Making Business Cards Worth the Decision: Redesigning How Vistaprint Customers Discover and Choose
Business cards are Vistaprint's flagship product. They're also one of the most deceptively complex purchasing decisions on the platform — dozens of options, finishes, formats, and upgrade paths that customers have to navigate largely on their own. We'd been hearing for a while that the experience wasn't working. Customers were calling it cumbersome. Painful. Those aren't words you want associated with your most important product.
As part of Forge, Vistaprint's internal UX consultancy, I led a structured multi-sprint research and design engagement to find a better way. Working with a core team of product, UX, and business card specialists, we set out to answer a question that sounds simple but isn't: how do you help every kind of business card customer arrive at something they'll love, without making the journey feel like work?
UX Research • Product Design • Creative Direction
Project recap video: ~5mins
What We Delivered
A research-backed UX and IA recommendation for the Vistaprint business card experience, developed across five sprints, approximately 20 tested prototypes, and six weeks of collaborative work with product, engineering, and business card stakeholders. Findings and recommendations were packaged into weekly sprint summary updates for stakeholders throughout the process, keeping leadership informed and aligned at every stage.
Weekly sprint recaps were shared with stakeholders and the executive team.
Defining the Problem
Before we touched a prototype, we needed to understand who we were designing for. Business card customers aren't a monolith. A premium buyer who suspects Vistaprint only sells cheap cards has completely different needs than someone who just wants a clean, simple card and a fast checkout. A customer with a design already in mind is navigating the experience differently than someone who's still exploring what's possible.
We framed our work around four distinct user stories that captured this range, from the skeptical premium customer who needed to quickly assess whether the product line could meet their standards, to the design-first customer who wanted to get into the gallery immediately and make option decisions from there. These stories became the lens through which we evaluated every prototype we built.
Our project hypothesis was straightforward: how might we create a site experience that empowers all business owners to arrive at a card they'll love?
Sprint 01: Understanding First Impressions
We started where every customer starts — the moment they land on the category page. The team developed five distinct concepts, each introducing upgrade options in a different way, to understand what impressions users formed about both getting started with business cards and how and when they were open to considering upgrades.

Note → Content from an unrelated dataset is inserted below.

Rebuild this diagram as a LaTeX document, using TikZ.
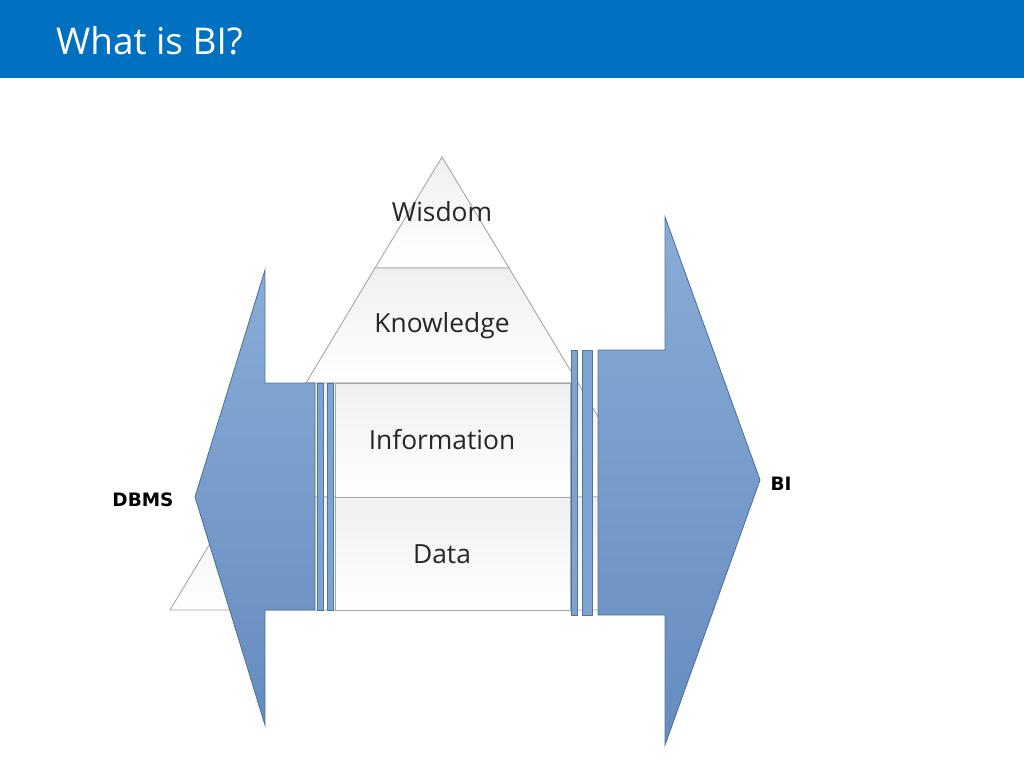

This sprint wasn't about finding the right answer. It was about understanding the range of first impressions the current and potential experiences created, and using those reactions to sharpen our direction for everything that followed.
Sprint 02: Following the Design-First Customer
With first impression insights in hand, we shifted our focus to customers who wanted to start designing before making product decisions. We built and tested three distinct flows: an overlay gallery of options, a progressive disclosure model with real-time visualization, and a fly-out control panel approach.
Each represented a meaningfully different philosophy about when and how to surface complexity. Testing this range gave us clear signals about which customers wanted options presented upfront and which needed to feel like they were already making something before committing to the details.
Sprint 03: Exploring Package Structures
Midway through the engagement we pivoted to a dedicated sprint on packaging — one of the most strategically important questions of the project. We were trying to understand three things: which features and options made the most sense to bundle, how packages should be displayed to provide clarity while encouraging upgrades, and what the right next step looked like after a customer selected a package.
We also probed on package naming and tested the idea of à la carte upgrades after a predefined package selection — a nuance that turned out to matter more than we initially expected.
Sprint 04: Testing a Feature-First Entry Point
Not every customer starts with a design. Some start with a specific feature — a specialty finish, a particular format — and work backward from there. This sprint explored whether a feature-first flow was a meaningful alternative path or a distraction from the core experience.
What we learned was decisive. Contextual previews were critical for configuration decisions. The quality of finish renderings mattered enormously. Customers needed to be able to see what they were choosing, not just read about it. The Visual Gallery Product Page with contextual previews consistently outperformed the alternatives — and the need for a pure review step without configuration options emerged as an important finding for customer proofing.
Sprint 05: Synthesizing Into a Journey
After testing roughly 20 prototypes across six weeks, we had more than enough signal to start making decisions. Sprint 05 was about synthesis — pulling the learnings together into high-level journey maps that would serve as the foundation for the final IA and UI recommendations.
This was the step that turned weeks of divergent exploration into a coherent point of view. The journey maps made it possible to see the full experience as a customer would live it, identify where the friction points were, and build a case for the recommended design direction we would take to leadership.